The more we can get to know inner and outer triggers, the more opportunity we have to heal and change our relationship with life. Awareness is the first step of transformation. Mindfulness techniques that help us to shine the light of awareness on our triggers include daily meditation, journaling, and remembering to pause in moments of emotional imbalance. This pausing creates space for healthier actions to take place—such as mindful breathing or actively changing thought patterns.

2. Observing your thoughts will help you befriend your inner critic.
Our inner critic constantly tells us we’re not good enough and we’ll never be good enough until we, for example, obtain a particular weight or body image. Inner critics fuel addiction to perfectionism and attachment to maladaptive behaviors such as bingeing and purging. It’s easy to disown that aggressive inner critic, but practicing self-compassion is the strongest antidote.

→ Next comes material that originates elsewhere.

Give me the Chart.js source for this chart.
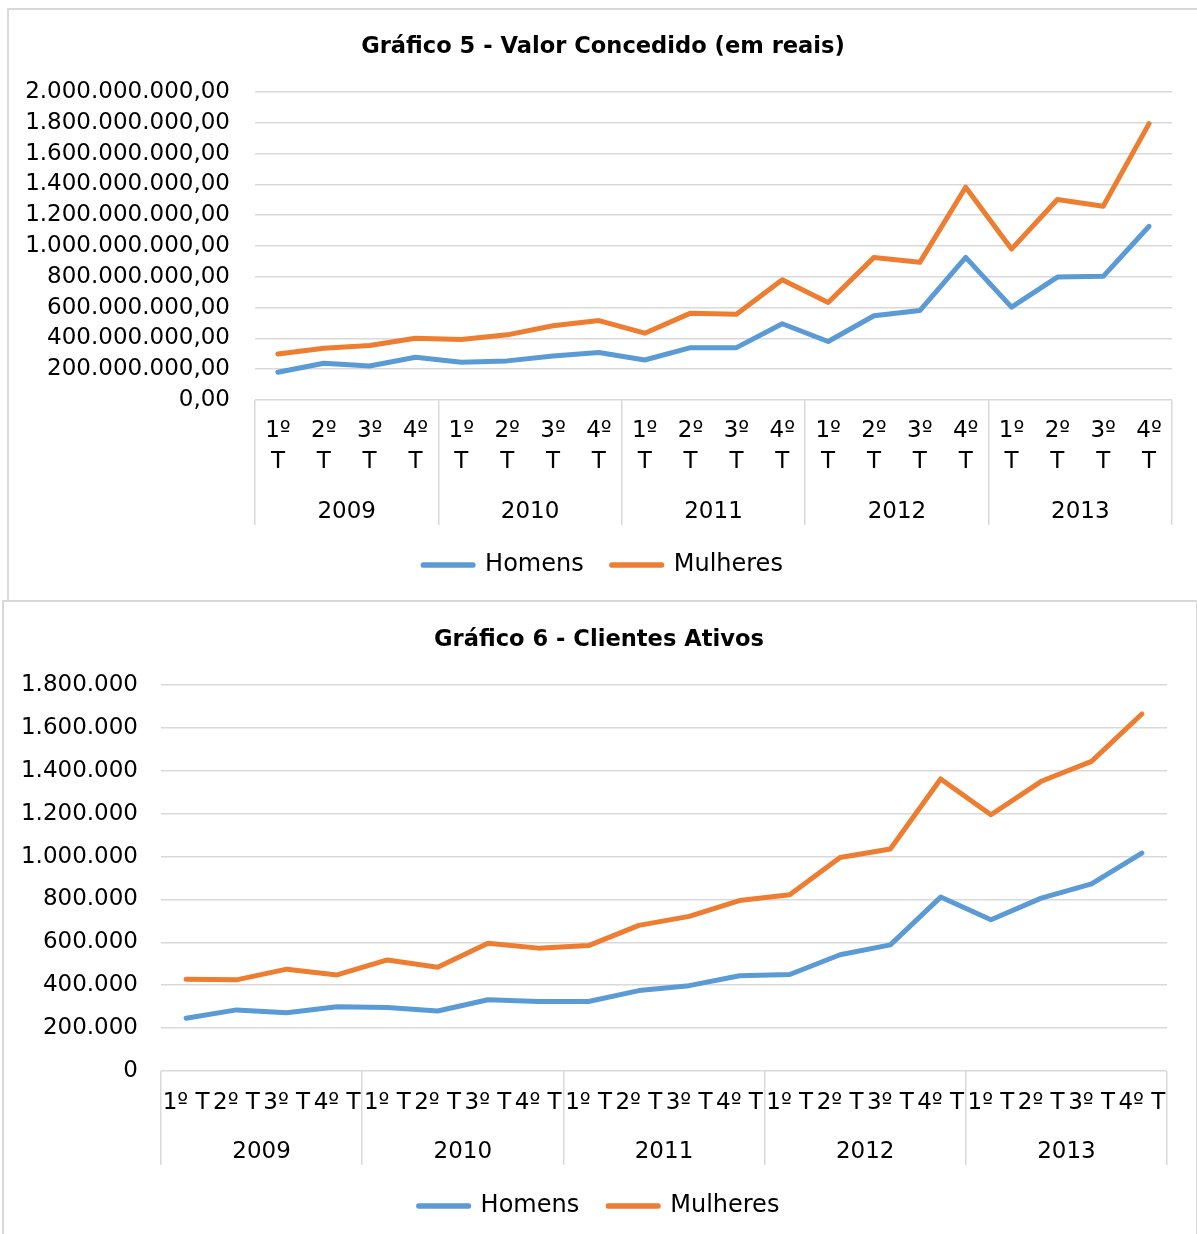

What is self-compassion anyhow? It’s the feeling that arises when you acknowledge your own suffering with a kind, nonjudgmental heart. Kristen Neff, a self-compassion researcher, talks about self-compassion as a way to shift from self-judgment to self-kindness. Self-compassion involves approaching our perceived failures, hardships, and moments of suffering with gentleness. Self-compassion can teach us the beauty of our imperfections, as we begin to own our innate wholeness as individuals. For those suffering from eating disorders, practicing this kindness and compassion turned inward is an essential component of healing and recovery.

3. Meditation is a proven mood booster.
Neuroscience now shows what ancient yogis and meditators have known for centuries—that healing happens through the body utilizing stillness and silence. Dr. Anne Fabiny, former editor in chief of Harvard Women’s Health, explains that meditation can be as effective as antidepressants. The negative thought patterns associated with eating disorders can wreak havoc on our mood states, resulting in depressive symptoms. Meditation cultivates a mind that can find itself, even if it loses its way. For example, when a thought of self-hatred arises, we can observe the thought without attachment or reactivity—and then allow it to organically float out of our consciousness. This power of presence is strengthened through formal sitting meditation. Just 10 minutes a day can birth tremendous benefits, bringing awareness to thought patterns and giving us the perspective to see that thoughts are real experiences not necessarily based on truth.

Mindfulness offers us a portal through which we can ignite our inner power for healing and synergy between our minds and bodies. Remember: Moment-to-moment, we can change our relationship with the mind, body, and heart, stepping into a life full of joy.